Sedimentary rocks are rocks formed from fragments of other rocks as well as organic materials such as shells. There are multiple different groups of sedimentary rocks. They can be classified as clastic, which is rock fragments put together because of massive amounts of pressure, chemical, which occurs when water evaporates, which leaves behind previously dissolved minerals, and organic, which is when sediments are assembled though natural processes.
Chemical Sedimentary Rock
Sedimentary Rocks are found in places such as rivers, oceans, and deserts.
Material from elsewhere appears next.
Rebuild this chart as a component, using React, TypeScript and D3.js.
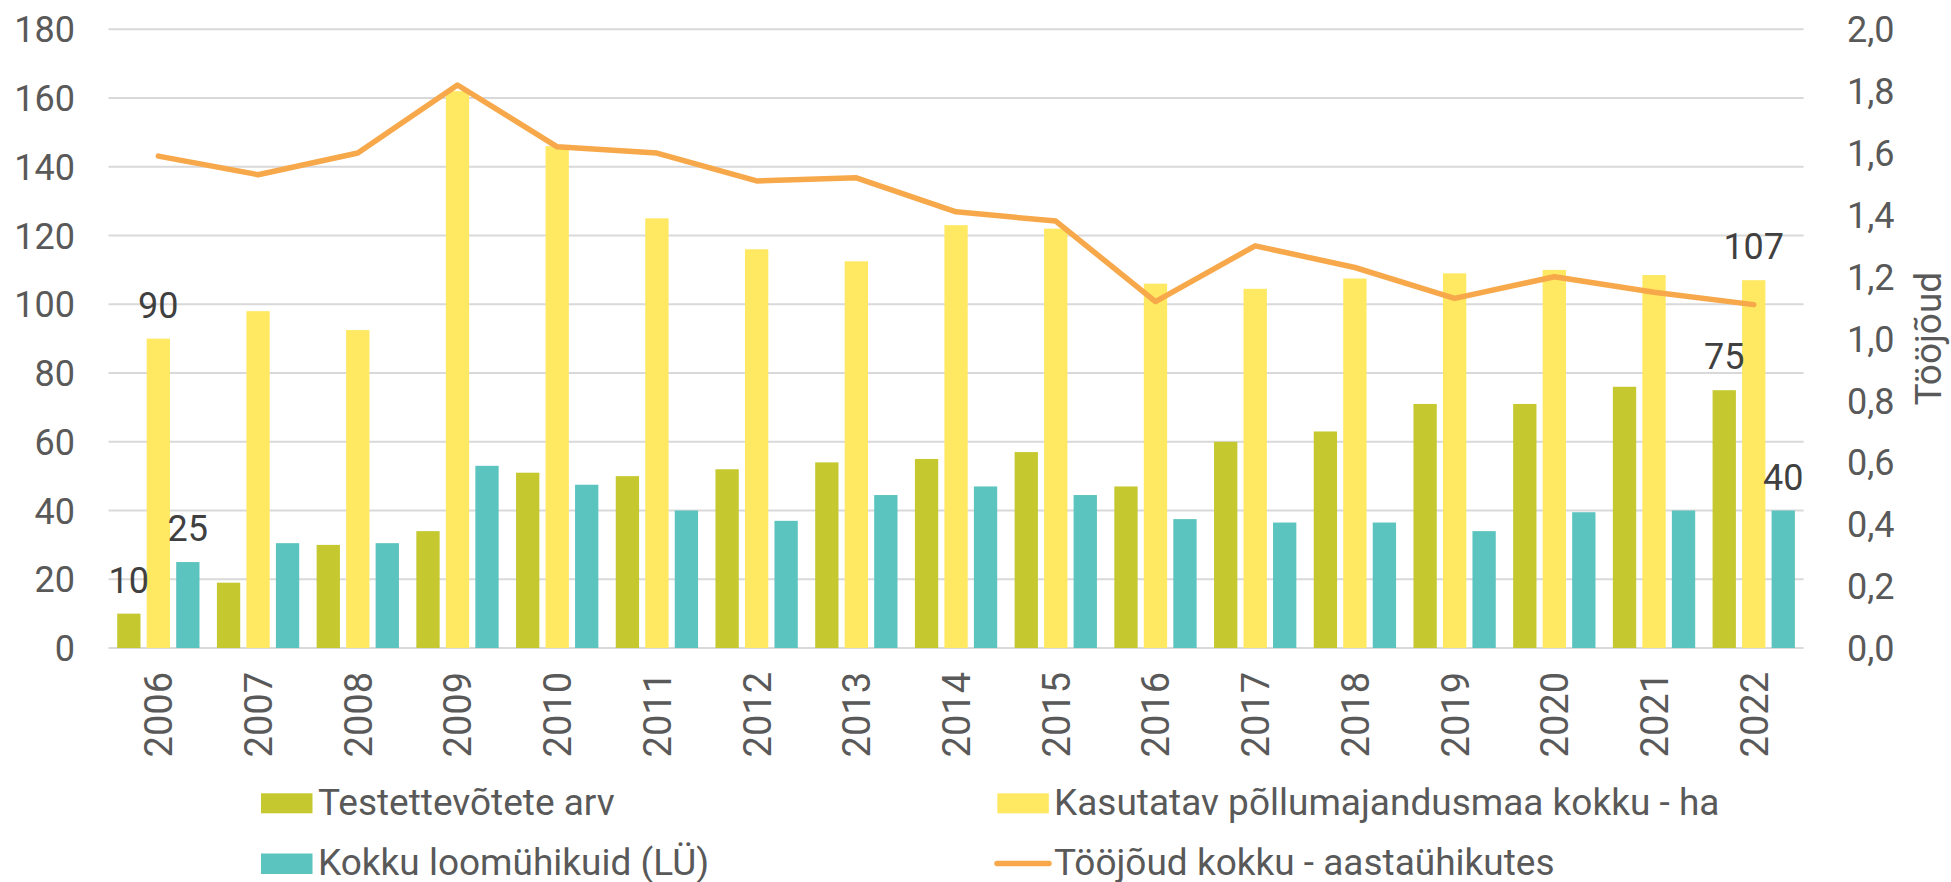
import React from "react";
import * as d3 from "d3";

const years = ["2006","2007","2008","2009","2010","2011","2012","2013","2014","2015","2016","2017","2018","2019","2020","2021","2022"];
const testettevotted = [10,19,30,34,51,50,52,54,55,57,47,60,63,71,71,76,75];
const pollumaa = [90,98,92.5,162,146,125,116,112.5,123,122,106,104.5,107.5,109,110,108.5,107];
const loomuhikud = [25,30.5,30.5,53,47.5,40,37,44.5,47,44.5,37.5,36.5,36.5,34,39.5,40,40];
const toojoud = [1.59,1.53,1.60,1.82,1.62,1.60,1.51,1.52,1.41,1.38,1.12,1.30,1.23,1.13,1.20,1.15,1.11];
const leftTicks = [0,20,40,60,80,100,120,140,160,180];
const rightTicks = [0,0.2,0.4,0.6,0.8,1.0,1.2,1.4,1.6,1.8,2.0];
const seriesNames = ["Testettevõtete arv","Kasutatav põllumajandusmaa kokku - ha","Kokku loomühikuid (LÜ)","Tööjõud kokku - aastaühikutes"];
const colors = ["#C5C92F","#FFE862","#5BC4BF","#F7A84A"];
// labelled points: [seriesIndex, yearIndex]
const labelled: [number, number][] = [[0,0],[1,0],[2,0],[0,16],[1,16],[2,16]];

export default function App() {
  const W = 1951, H = 882;
  const left = 108.5, right = 1803.6, top = 29.3, bottom = 648;
  const x = d3.scaleBand().domain(years).range([left, right]).paddingInner(0).paddingOuter(0);
  const x1 = d3.scaleBand().domain(["a","b","c"]).range([0, x.bandwidth()]).paddingInner(0.21).paddingOuter(0.295);
  const y = d3.scaleLinear().domain([0,180]).range([bottom, top]);
  const y2 = d3.scaleLinear().domain([0,2]).range([bottom, top]);
  const bars = [testettevotted, pollumaa, loomuhikud];
  const keys = ["a","b","c"];
  const line = d3.line<number>().x((_, i) => (x(years[i]) as number) + x.bandwidth()/2).y(d => y2(d));
  const font = "Roboto, sans-serif";
  const fmt = (v: number) => v.toFixed(1).replace(".", ",");
  return (
    <svg width={W} height={H} style={{position:"absolute", left:0, top:0, background:"#fff"}} fontFamily={font}>
      {leftTicks.map(t => (
        <line key={"g"+t} x1={left} x2={right} y1={y(t)} y2={y(t)} stroke="#D9D9D9" strokeWidth={2} />
      ))}
      {leftTicks.map(t => (
        <text key={"l"+t} x={75} y={y(t)+13} textAnchor="end" fontSize={36} fill="#595959">{t}</text>
      ))}
      {rightTicks.map(t => (
        <text key={"r"+t} x={1847} y={y2(t)+13} textAnchor="start" fontSize={36} fill="#595959">{fmt(t)}</text>
      ))}
      <text transform={`translate(1941,${(top+bottom)/2}) rotate(-90)`} textAnchor="middle" fontSize={37} fill="#595959">Tööjõud</text>
      {bars.map((s, si) => s.map((v, i) => (
        <rect key={`b${si}-${i}`} x={(x(years[i]) as number) + (x1(keys[si]) as number)} y={y(v)} width={x1.bandwidth()} height={bottom - y(v)} fill={colors[si]} />
      )))}
      <path d={line(toojoud) || ""} fill="none" stroke={colors[3]} strokeWidth={5.5} strokeLinejoin="round" strokeLinecap="round" />
      {labelled.map(([si, i]) => {
        const v = bars[si][i];
        const cx = (x(years[i]) as number) + (x1(keys[si]) as number) + x1.bandwidth()/2;
        return <text key={`d${si}-${i}`} x={cx} y={y(v) - 21} textAnchor="middle" fontSize={36} fill="#404040">{v}</text>;
      })}
      {years.map(yr => {
        const cx = (x(yr) as number) + x.bandwidth()/2;
        return <text key={"y"+yr} transform={`translate(${cx+14},672) rotate(-90)`} textAnchor="end" fontSize={38} fill="#595959">{yr}</text>;
      })}
      <rect x={261} y={793.3} width={51.5} height={20} fill={colors[0]} />
      <text x={318} y={815} fontSize={37} fill="#595959">{seriesNames[0]}</text>
      <rect x={997.3} y={793.3} width={51.5} height={20} fill={colors[1]} />
      <text x={1054} y={815} fontSize={37} fill="#595959">{seriesNames[1]}</text>
      <rect x={261} y={853.5} width={51.5} height={20.5} fill={colors[2]} />
      <text x={318} y={875} fontSize={37} fill="#595959">{seriesNames[2]}</text>
      <line x1={997} x2={1049} y1={863.5} y2={863.5} stroke={colors[3]} strokeWidth={5.5} strokeLinecap="round" />
      <text x={1054} y={875} fontSize={37} fill="#595959">{seriesNames[3]}</text>
    </svg>
  );
}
Igneous rocks are rocks which form from molten materials. The word Igneous is taken from the Latin term "Ignis", which means fire. Igneous rocks form in two ways. They can form intrusively, which is when they cool slowly under the ground, developing large crystals and gas pockets. On the other hand, they can cool extrusively, which is when they cool rapidly above ground, having no time to develop crystals or gas pockets.
Igneous rocks are found in or near volcanoes.
Metamorphic rocks form deep within the ground. Initially, they start life as a sedimentary rock. Heat and pressure begin to change the rock. The various rocks begin to sort themselves by density, creating bands on the rock. That is one of the main identifying features of a metamorphic rock.
Gneiss is a metamorphic rock.
Tools for Identifying a Rock
When trying to determine the identity of a rock, there are multiple different tools that you can use to determine the identity. You can use a streak plate, which will give you an accurate color of the rock in its powdered form.
Another tool to determine the identity of a mineral is hydrochloric acid. It is used to determine if a rock is made of calcite, which bubbles in contact with hydrochloric acid.
Also, you can run a mineral across a piece of glass to determine its hardness.